Exercise description ▸ Search the data below for the string "with". Extract every line that contains it.
%%
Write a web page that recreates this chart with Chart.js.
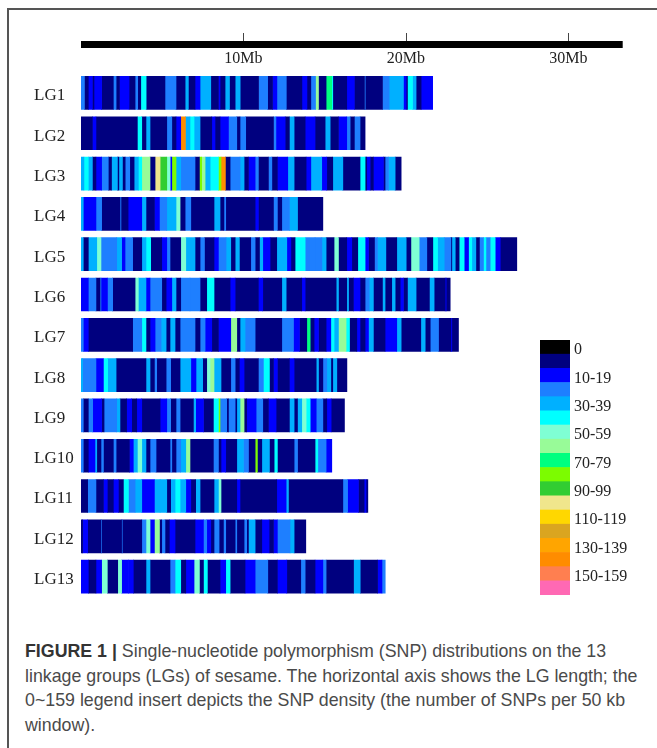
<!DOCTYPE html>
<html>
<head>
<meta charset="utf-8">
<style>
  html, body { margin: 0; padding: 0; background: #fff; }
  body { width: 657px; height: 748px; position: relative; overflow: hidden; }
  #frame { position: absolute; left: 7px; top: 8px; right: 0; bottom: 0; border-left: 2px solid #555; border-top: 2px solid #555; }
  #mapChart { position: absolute; left: 0; top: 0; filter: blur(0.4px); }
  #keyChart { position: absolute; left: 540px; top: 332px; filter: blur(0.4px); }
  #caption { position: absolute; left: 25px; top: 639px; margin: 0; white-space: nowrap; font: 17.8px/24.6px "Liberation Sans", sans-serif; color: #4a4a4a; }
  #caption b { color: #333; }
</style>
</head>
<body>
<div id="frame"></div>
<canvas id="mapChart" width="657" height="610"></canvas>
<canvas id="keyChart" width="110" height="271"></canvas>
<p id="caption"><b>FIGURE 1 |</b> Single-nucleotide polymorphism (SNP) distributions on the 13<br>linkage groups (LGs) of sesame. The horizontal axis shows the LG length; the<br>0~159 legend insert depicts the SNP density (the number of SNPs per 50 kb<br>window).</p>
<script src="https://cdn.jsdelivr.net/npm/chart.js@4"></script>
<script>
const groups = ['LG1', 'LG2', 'LG3', 'LG4', 'LG5', 'LG6', 'LG7', 'LG8', 'LG9', 'LG10', 'LG11', 'LG12', 'LG13'];
const axisTicks = [10, 20, 30];
const axisEnd = 33.35;

// legend bands, top to bottom (label only on every second band)
const bandLabels = ['0', '', '10-19', '', '30-39', '', '50-59', '', '70-79', '', '90-99', '', '110-119', '', '130-139', '', '150-159', ''];
const bandColors = ['#000000', '#00007f', '#0000ff', '#1e7fff', '#00b0ff', '#00ffff', '#7fffd4', '#98fb98', '#00ff7f', '#7cfc00', '#32cd32', '#f0e68c', '#ffd700', '#daa520', '#ffa500', '#ff8c00', '#ff7f50', '#ff69b4'];

// each run: [end of run in Mb, SNPs per window]
const lg1 = [[.21,25],[.45,5],[.70,15],[.80,5],[1.27,15],[1.99,5],[2.16,25],[2.37,5],[2.96,15],[3.33,5],[3.49,25],[3.68,5],[4.01,45],[5.17,5],[5.85,25],[6.41,5],[6.61,35],[7.02,5],[7.33,15],[7.99,35],[8.46,5],[8.56,15],[8.87,5],[9.14,35],[9.49,5],[9.80,35],[10.93,5],[11.49,25],[11.79,5],[12.06,15],[12.64,25],[13.60,5],[13.91,15],[14.15,5],[14.44,25],[14.62,65],[15.09,5],[15.44,75],[15.50,45],[16.36,5],[16.83,15],[17.45,5],[17.50,25],[18.56,5],[18.97,25],[19.85,35],[20.02,15],[20.10,5],[20.41,45],[20.63,35],[20.94,5],[21.65,15]];
const lg2 = [[.70,5],[.92,15],[3.47,5],[3.74,45],[4.00,5],[4.25,35],[5.28,5],[5.59,25],[5.85,5],[6.14,15],[6.43,145],[6.71,35],[6.96,45],[7.33,35],[8.05,5],[8.25,15],[8.56,5],[9.08,15],[9.59,25],[9.79,5],[10.14,25],[11.85,5],[12.00,25],[12.57,15],[12.83,5],[13.12,35],[13.80,5],[14.41,15],[15.03,5],[15.34,35],[15.85,5],[16.36,15],[16.57,25],[16.83,5],[17.18,25],[17.49,5]];
const lg3 = [[.18,35],[.45,45],[.70,35],[.92,5],[1.27,15],[1.68,25],[1.88,5],[2.24,35],[2.33,5],[2.55,35],[2.72,5],[3.00,25],[3.27,5],[3.53,35],[3.74,45],[4.25,65],[4.56,5],[4.87,105],[5.28,95],[5.49,55],[5.59,15],[5.85,85],[6.14,35],[7.02,25],[7.29,5],[7.43,85],[7.64,65],[7.95,35],[8.46,45],[8.62,85],[8.89,145],[9.18,5],[9.79,25],[10.04,35],[10.31,5],[10.72,15],[10.92,25],[11.54,5],[11.75,25],[12.09,5],[12.73,15],[13.12,35],[13.86,5],[14.15,15],[14.82,35],[15.13,15],[15.50,5],[16.12,35],[17.18,5],[17.49,45],[17.59,5],[17.80,15],[18.00,5],[18.62,15],[18.72,5],[18.93,25],[19.34,35],[19.71,5]];
const lg4 = [[.14,35],[.92,15],[1.27,25],[2.40,5],[2.46,25],[2.90,5],[3.74,15],[4.00,35],[4.52,5],[4.83,15],[5.28,25],[5.85,35],[6.10,55],[6.41,5],[6.76,25],[8.19,5],[8.56,35],[8.80,5],[8.91,25],[10.72,5],[10.92,15],[11.85,5],[12.09,25],[12.36,5],[12.83,25],[13.33,35],[14.89,5]];
const lg5 = [[.14,35],[.45,5],[.97,35],[1.23,55],[2.20,25],[2.50,35],[2.71,15],[3.18,25],[3.74,5],[4.00,35],[4.29,45],[4.97,5],[5.28,15],[5.48,25],[6.14,5],[6.45,55],[7.02,35],[7.33,5],[7.60,25],[8.19,5],[8.46,15],[8.93,25],[9.22,35],[9.49,5],[9.75,35],[10.45,5],[10.72,25],[10.99,5],[11.19,35],[11.64,15],[12.05,5],[12.67,35],[12.92,15],[13.18,5],[13.80,45],[14.41,25],[14.83,25],[15.09,35],[15.58,5],[15.85,55],[16.36,5],[16.67,15],[17.04,5],[17.49,45],[17.70,15],[18.07,5],[18.25,25],[18.77,35],[19.44,5],[20.02,35],[20.31,5],[20.82,55],[21.29,25],[21.66,5],[21.95,45],[22.36,35],[22.77,25],[22.83,5],[23.04,35],[23.28,5],[23.59,45],[23.86,15],[24.06,45],[24.31,35],[24.53,5],[24.78,25],[24.93,45],[25.19,25],[25.50,45],[25.81,15],[26.83,5]];
const lg6 = [[.45,15],[.92,25],[1.17,5],[1.23,25],[1.63,15],[1.95,25],[3.33,5],[3.53,55],[4.00,35],[4.25,15],[4.97,25],[5.24,5],[5.59,15],[5.85,35],[6.14,5],[6.71,25],[7.33,25],[7.74,5],[8.19,45],[9.18,5],[9.49,15],[10.92,5],[11.19,15],[12.36,5],[12.63,35],[13.59,5],[13.80,15],[15.71,5],[15.85,35],[16.36,5],[16.47,35],[16.77,5],[17.18,15],[17.49,5],[17.74,25],[18.00,35],[18.56,5],[18.72,35],[19.13,5],[19.34,35],[19.65,5],[19.85,15],[20.10,5],[20.63,35],[21.45,5],[21.74,35],[22.42,5],[22.48,15],[22.73,5]];
const lg7 = [[.14,25],[.45,15],[3.18,5],[3.74,25],[4.00,45],[4.25,5],[4.56,15],[4.93,25],[5.24,35],[5.48,5],[5.79,35],[6.10,5],[7.02,25],[7.33,5],[7.64,25],[8.05,15],[8.46,5],[9.22,15],[9.59,65],[9.79,5],[10.10,35],[10.72,25],[12.36,5],[13.08,25],[13.45,15],[13.90,5],[14.11,75],[14.35,5],[14.62,15],[15.09,5],[15.38,15],[15.58,45],[15.85,35],[16.32,65],[16.53,45],[16.98,5],[17.18,15],[17.49,5],[17.70,15],[18.00,35],[18.72,5],[19.44,15],[19.71,35],[20.92,5],[21.19,35],[21.50,5],[22.01,25],[22.77,5],[22.83,15],[23.24,5]];
const lg8 = [[.10,35],[.92,25],[1.38,15],[1.64,45],[2.16,35],[4.00,5],[4.25,35],[4.52,5],[4.66,25],[5.24,5],[5.52,25],[6.10,5],[6.76,35],[7.08,15],[7.49,35],[7.74,5],[7.95,55],[8.19,65],[8.62,35],[9.22,5],[9.49,25],[9.75,5],[10.04,15],[10.92,5],[11.23,25],[11.60,45],[11.85,5],[12.09,15],[12.83,5],[13.12,15],[14.48,5],[14.62,35],[14.89,5],[15.13,25],[15.38,35],[15.50,5],[15.75,35],[16.37,5]];
const lg9 = [[.14,25],[.45,5],[.72,25],[1.27,15],[1.42,5],[2.20,25],[2.40,35],[2.81,5],[3.12,15],[3.43,5],[3.74,15],[4.87,5],[5.28,15],[5.52,25],[5.85,5],[6.10,25],[6.92,5],[7.06,35],[7.54,15],[8.15,5],[8.46,45],[8.56,85],[8.97,25],[9.08,5],[9.49,25],[9.59,5],[9.79,35],[10.04,65],[10.20,5],[10.78,15],[11.19,25],[11.54,5],[12.01,15],[12.83,5],[13.12,35],[13.33,5],[13.59,35],[13.86,55],[14.11,45],[14.48,15],[14.89,25],[15.13,5],[15.40,15],[16.22,5]];
const lg10 = [[.14,25],[.45,5],[.86,15],[.97,35],[1.23,5],[1.38,25],[1.99,5],[2.16,25],[2.98,5],[3.22,15],[3.47,35],[3.74,55],[4.00,35],[4.25,5],[4.62,25],[5.48,5],[5.59,25],[5.85,5],[6.14,25],[6.45,35],[6.71,65],[8.15,5],[8.46,25],[8.62,5],[8.91,15],[9.59,5],[10.00,35],[10.31,25],[10.72,5],[10.86,85],[11.13,5],[11.60,35],[11.89,5],[12.09,45],[13.12,5],[13.33,25],[14.41,5],[14.58,45],[15.09,25],[15.44,15]];
const lg11 = [[.41,5],[.92,25],[1.38,5],[1.62,15],[1.99,5],[2.30,15],[2.61,5],[2.92,45],[3.33,25],[3.74,35],[4.52,15],[4.87,35],[5.28,35],[5.52,5],[5.79,35],[6.10,45],[6.45,35],[6.76,15],[7.06,5],[7.33,35],[8.19,5],[8.46,35],[8.62,55],[9.59,5],[9.79,15],[12.05,5],[12.63,15],[12.77,35],[16.12,5],[16.41,25],[17.08,15],[17.43,5],[17.55,15],[17.66,5]];
const lg12 = [[.10,5],[.41,15],[1.23,5],[1.27,25],[2.50,5],[2.54,25],[3.74,5],[4.00,25],[4.25,55],[4.52,15],[4.83,65],[4.97,5],[5.17,25],[5.44,5],[5.79,15],[7.02,5],[7.54,15],[7.74,25],[7.99,15],[8.19,5],[8.50,25],[8.77,5],[8.91,25],[9.49,5],[9.59,25],[10.04,5],[10.20,25],[10.31,5],[10.72,35],[11.13,5],[11.58,15],[11.85,5],[12.09,15],[12.87,25],[13.12,35],[13.84,5]];
const lg13 = [[.45,15],[.92,5],[1.27,15],[1.62,55],[2.26,5],[2.50,55],[2.92,15],[3.22,15],[4.00,5],[4.25,35],[5.48,5],[5.79,25],[6.14,45],[6.45,5],[6.96,15],[7.29,55],[7.54,5],[7.78,45],[8.56,5],[8.91,15],[9.18,45],[10.10,5],[10.72,15],[11.50,25],[12.09,5],[12.67,15],[13.53,5],[13.80,25],[14.41,5],[14.89,15],[15.09,25],[16.78,5],[17.19,35],[18.26,5],[18.53,15],[18.73,25]];

const runs = [lg1, lg2, lg3, lg4, lg5, lg6, lg7, lg8, lg9, lg10, lg11, lg12, lg13];

function densityColor(n) {
  if (n === 0) return bandColors[0];
  return bandColors[Math.min(Math.floor(n / 10) + 1, bandColors.length - 1)];
}

// one stacked dataset per run position
const maxRuns = Math.max(...runs.map(r => r.length));
const datasets = [];
for (let j = 0; j < maxRuns; j++) {
  datasets.push({
    data: runs.map(r => (r[j] ? r[j][0] - (j > 0 ? r[j - 1][0] : 0) : null)),
    backgroundColor: runs.map(r => (r[j] ? densityColor(r[j][1]) : 'transparent')),
    borderWidth: 0,
    barThickness: 33
  });
}

// black ruler with tick marks above the strips
const rulerPlugin = {
  id: 'ruler',
  afterDraw(chart) {
    const c = chart.ctx;
    const x = chart.scales.x;
    c.save();
    c.fillStyle = '#000';
    c.fillRect(x.getPixelForValue(0), 41, x.getPixelForValue(axisEnd) - x.getPixelForValue(0), 7);
    c.strokeStyle = '#444';
    c.lineWidth = 1;
    axisTicks.forEach(t => {
      const px = Math.round(x.getPixelForValue(t)) + 0.5;
      c.beginPath();
      c.moveTo(px, 33);
      c.lineTo(px, 41);
      c.stroke();
    });
    c.restore();
  }
};

new Chart(document.getElementById('mapChart'), {
  type: 'bar',
  data: { labels: groups, datasets: datasets },
  options: {
    indexAxis: 'y',
    responsive: false,
    animation: false,
    layout: { padding: { left: 34, right: 34.3, top: 0, bottom: 11.8 } },
    plugins: { legend: { display: false }, tooltip: { enabled: false } },
    scales: {
      x: {
        position: 'top',
        stacked: true,
        min: 0,
        max: axisEnd,
        grid: { display: false, drawTicks: false },
        border: { display: false },
        afterBuildTicks: s => { s.ticks = axisTicks.map(v => ({ value: v })); },
        afterFit: s => { s.height = 72.8; },
        ticks: {
          autoSkip: false,
          maxRotation: 0,
          padding: 4,
          color: '#222',
          font: { family: 'Liberation Serif', size: 16 },
          callback: v => v + 'Mb'
        }
      },
      y: {
        stacked: true,
        grid: { display: false, drawTicks: false },
        border: { display: false },
        afterFit: s => { s.width = 47; },
        ticks: {
          autoSkip: false,
          crossAlign: 'far',
          labelOffset: 3,
          color: '#222',
          font: { family: 'Liberation Serif', size: 17 }
        }
      }
    }
  },
  plugins: [rulerPlugin]
});

// colour key
new Chart(document.getElementById('keyChart'), {
  type: 'bar',
  data: {
    labels: bandLabels,
    datasets: [{
      data: bandLabels.map(() => 1),
      backgroundColor: bandColors,
      borderWidth: 0,
      barPercentage: 1,
      categoryPercentage: 1
    }]
  },
  options: {
    indexAxis: 'y',
    responsive: false,
    animation: false,
    layout: { padding: { left: 0, right: 0, top: 8, bottom: 8 } },
    plugins: { legend: { display: false }, tooltip: { enabled: false } },
    scales: {
      x: { display: false, min: 0, max: 1 },
      y: {
        position: 'right',
        grid: { display: false, drawTicks: false },
        border: { display: false },
        afterFit: s => { s.width = 80; s.paddingTop = 0; s.paddingBottom = 0; },
        ticks: {
          autoSkip: false,
          padding: 4,
          labelOffset: 3,
          color: '#222',
          font: { family: 'Liberation Serif', size: 16 }
        }
      }
    }
  }
});
</script>
</body>
</html>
%%
Full answer ▸
Write a web page that recreates this chart with Chart.js.
// black ruler with tick marks above the strips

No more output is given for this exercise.